Martin Prévost
La saison 2016-2017 de l’Orchestre symphonique de Montréal était lancée la semaine dernière avec un programme qui ne pouvait que faire salle comble.
En effet, maestro Nagano a choisi de mettre au menu la version avec chœur et orchestre des Carmina Burana de Carl Orff avec, en ouverture de concert, le Concert Românesc de Gyorgy Ligeti. Les solistes étaient Aline Kutan, soprano; Frédéric Antoun, ténor et Russel Braun, baryton. Le chœur de l’OSM avait été préparé par Andrew Megill, son chef de chœur.
L’œuvre de Ligeti présentée samedi soir, à la Maison symphonique, se classe sans doute parmi les plus accessibles de son catalogue. Elle est brillante, joyeuse, surprenante. Elle utilise toutes les palettes d’un orchestre symphonique et a permis aux musiciens de démontrer qu’ils sont capables de faire dans la finesse, sur le fil du rasoir, avec un succès enviable. À un certain moment dans le sillage du premier violon, tout l’orchestre nous a donné l’impression d’assister à une immense fête de village, dans la plus pure tradition de la musique folklorique roumaine. De quoi se trémousser sur son fauteuil et se mettre à taper du pied.
Dans les secondes qui ont suivi la fin de cette première pièce, les musiciens étaient prêts, ô combien prêts, à entamer la pièce de résistance de la soirée. Une œuvre qui suffit à justifier une carrière de musicien : Carmina Burana.
Disons-le tout de suite, nous n’avons pu détecter qu’une seule petite faiblesse dans cette interprétation magistrale. Une attaque des cuivres nous a paru un peu hésitante. Dans laquelle des 25 parties ? Honnêtement, je n’ai que le goût de l’oublier tellement le reste était vivant, fluide, intense, subtil et grandiose. Grandiose, l’œuvre l’est déjà. Mais il faut pouvoir se montrer à sa hauteur et beaucoup de joueurs sont en jeu. Le chœur, d’abord. Magnifique. La richesse et la subtilité des basses. La pureté et la précision des sopranos. La vivacité et la complicité de tous. L’orchestre ensuite. Toujours aussi compétent et presque incomparable dans le répertoire du 20e siècle. Le chef, bien sûr, qui est parfaitement en contrôle et qui démontre un plaisir évident à diriger cette œuvre avec un orchestre et un chœur qui lui répondent au doigt et à l’œil. Les solistes, finalement, qui ont fait plus que tirer leur épingle du jeu. Aline Kutan est peut-être plus brillante encore que lors de sa participation à l’opéra Falstaff, à Montréal, il y a quelques années. Frédérique Antoun, toujours aussi coloré, intense et, cette fois, drôle par-dessus le marché. Et que dire de Russel Braun qui s’est tellement imprégné de son rôle qu’on se serait cru à l’opéra.
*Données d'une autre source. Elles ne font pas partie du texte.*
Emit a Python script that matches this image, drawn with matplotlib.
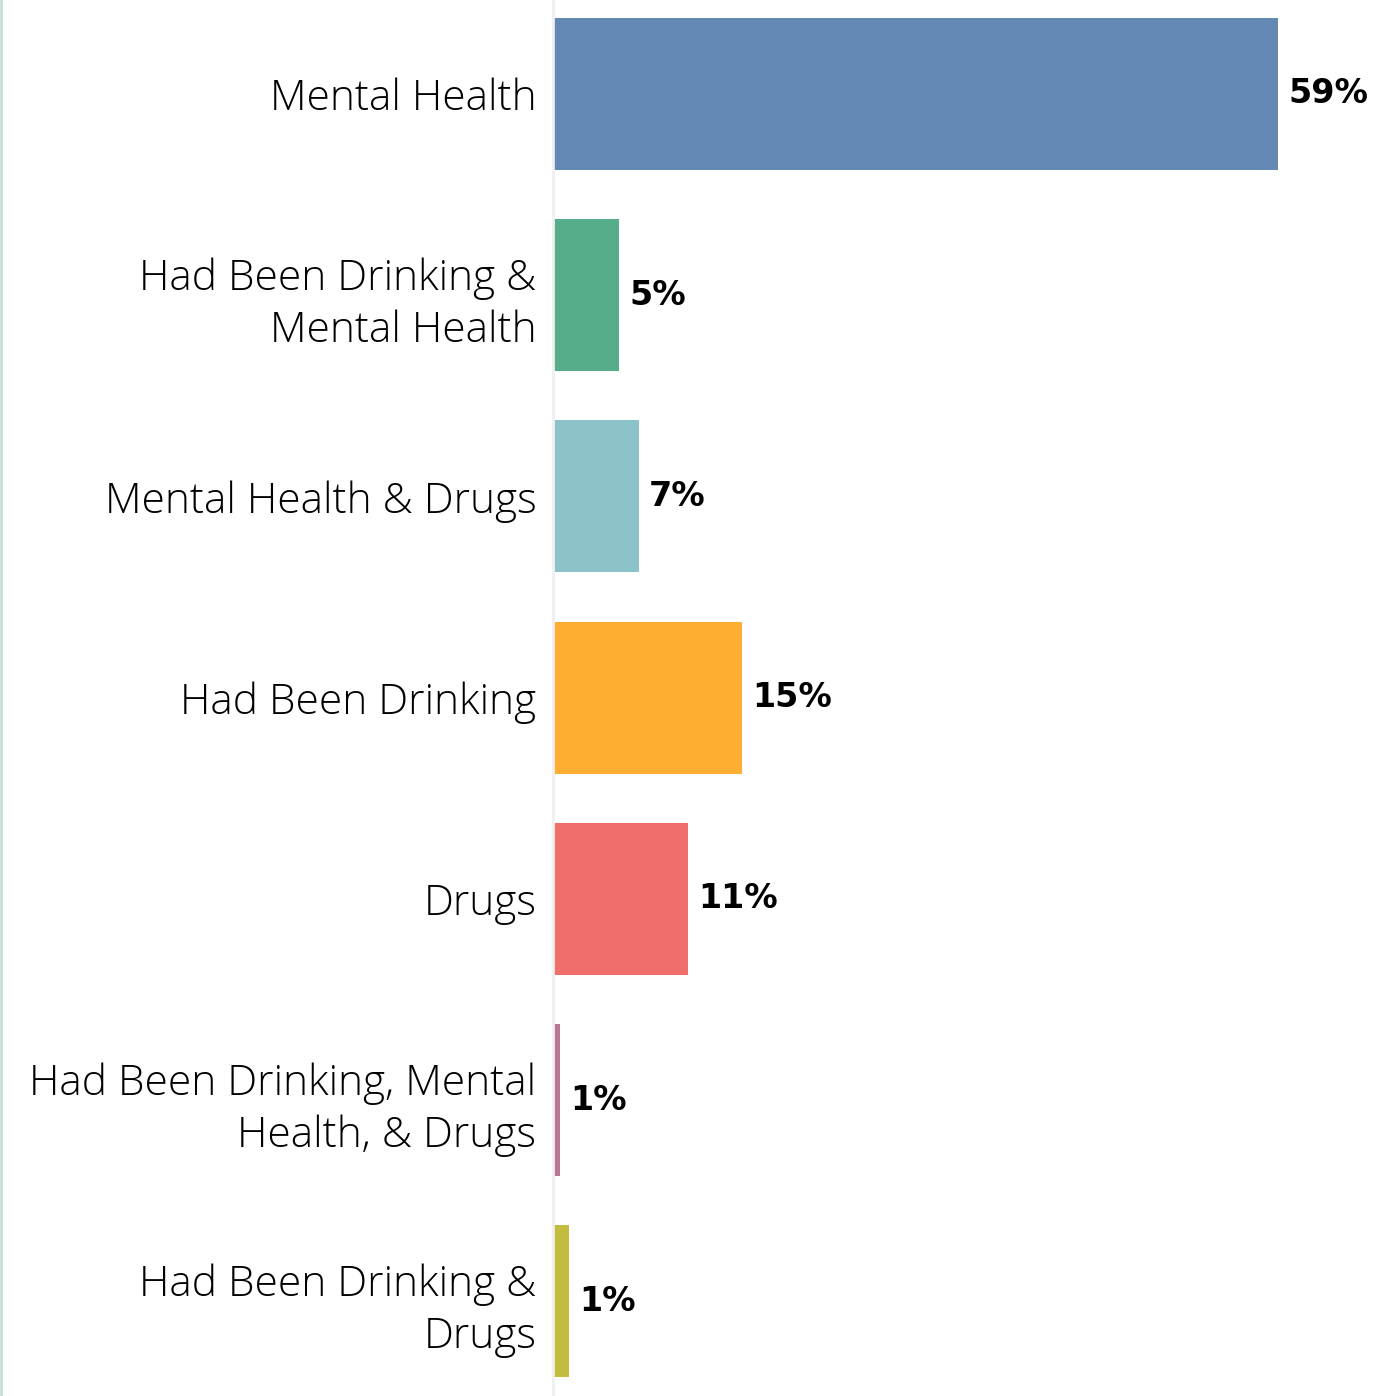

Comment s’est terminée cette soirée ? Par une ovation d’une durée rarement vue à Montréal où le public est pourtant très généreux. Je n’ai pas compté, mais l’ovation a probablement duré plus de 7 ou 8 minutes et le maestro, ainsi que les solistes et le chef de chœur ont dû revenir sur la scène pas moins d’une demi-douzaine de fois. Un public ravi direz-vous ? Bien sûr. Et la barre est maintenant placée bien haut pour la saison 2016-2017 de l’OSM.